Memorial Day in the States, so I expect to see less people around today.
I'd like to write something positive. It's summer, it's a beautiful day where I am, I finally figured out what was wrong with the ebook publishing, the book is thumping along (I'm about halfway through the third and last draft now) and on the whole I'm feeling as if there's an end. Matt gave me some good news about things we can offer or give as a door prize for the fundraiser in Calgary, I have people in Toronto anxious to see me and I'm looking forward to it being a great year. So I'm in a good mood.
I was going to include a passage on why I love D&D in the book, but the feel of the book was wrong for it so I decided not. It's a difficult question anyway. Too, it should address the issue of why I love D&D and not, say, Pathfinder, or Traveller, or Top Secret that I used to play.
Traveller had some great qualities, and I ran a Traveller world for nearly a decade. Towards the end, I meshed Traveller and Top Secret together, as I really liked the Top Secret combat system (and very little else about the game). That took some tweaking, but in fact the games merge pretty well - in the end I called the composite 'Star Jumper.' Until I got out of university, it was a popular game.
There were two faults, I think. The first was that a realistic game set into the future is just too deadly. The weapons are profoundly kill-friendly, there are many, many opportunities for death and the character improvement system didn't really compensate for the weapons, the physics of losing your grip on something at high speed or the whole death in space thing. If you're going to play shoot 'em up games in the present or the future, there's simply more likelihood that the character is going to die. That makes it harder for the players to invest, and it makes it harder for them to willingly enter conflict. I used to say that the point of D&D was to find combat; the point of Star Jumper was to escape it.
The other fault was largely due to money. Money is a very important aspect of a future game, more important than it is in D&D, as very large sums of money are necessary to buy the toys and gadgets that keep you alive. And those things are expensive. Plus, there's just no fun in the game without a ship, and your ship can't be big without a lot of money, so there was always that to consider. The problem wasn't, however, in having too little money, it was that inevitably, what with trade and economics, a party would eventually acquire all they needed to fight with, and more money than that, until ultimately money just became meaningless. The game sort of churned down once that point was reached. The players would want to start another set of characters, which we would, running them until that natural limit was reached.
I was trying an experiment at the end of those games that had begun to prove itself, but never reached fruition because the commitment ran out and people went off around the world to start their lives (literally - I had a friend move to Vietnam, another to Montreal, a third to California and so on). Being '92, there was no internet, so that was that.
For those familiar with Traveller, the character generation system works sort of thusly (it's been awhile, I don't have the books with me, though I still own them, so I'm going on memory):
Basically, your character goes through cycles that represent 4 years of training. The character applies for training, it is determined which branch the training occurs in (I'm thinking of the more complicated Navy track now), the character rolls for skills, and the character rolls to see if they survived the four years. If the character fails to enter, then the character musters out and is finished. If the character dies, then a new character is started. It is the weirdest character creation scheme ever made, I think, but it is oddly appealing.

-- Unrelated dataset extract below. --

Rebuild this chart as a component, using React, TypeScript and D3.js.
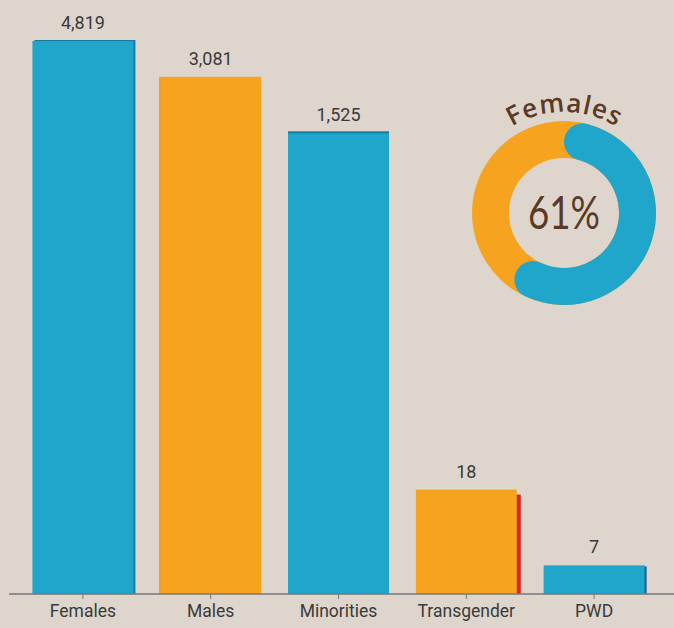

Towards the end of playing Star Jumper, I had conceived of starting the characters as new recruits in the Navy, and role-playing the above cycle. In other words, your character accepts that they are in the Navy. They don't want out, they want the training. First, as before, the branch is rolled, and all the characters are assigned to that branch. They meet their commander. The commander gives them a 'mission.' They are given a base level of training in order to accomplish the mission. Remember, the original character system presumed the characters would get "blaster-1" in four years, so this base training is "blaster-0.1." The mission was fairly simple, these were raw recruits. They were sent into a combat zone, they had one brief skirmish, survival was fairly likely and the mission was over. Back to base, and if they got really lucky during the skirmish, they'd have another 0.1 added to their blaster skill. Then they'd be paid, left on their own to explore around on their leave, before returning and getting another mission.
Meanwhile, there'd be role-play. A lot of shipboard stuff like Starship Troopers, other naval conscripts they had to contend with, girls they'd meet, officers to impress and so on, building up an operational framework. Between missions they could roam about, push around a few people, try not to get killed or worse, expelled from the Navy, and so on.
I had a group of sharp players and this was working very well. We'd gone through two years of missions, they were getting to know people, racking up skills, making a little money on the side, and not too much so as to spoil the game. One was thinking of getting married, another was considering officer candidate school (I would have run the missions so the party still worked together, or encouraged them all to try OCS), and in general they were feeling the role-play.
I never went back to it, however. I don't know. It just didn't feel worth it after the game broke up. I doubt I'd have a host of players like that again. I got to feeling like I just wanted to play D&D.
So, I'll continue in this thread tomorrow. Enjoy your holiday.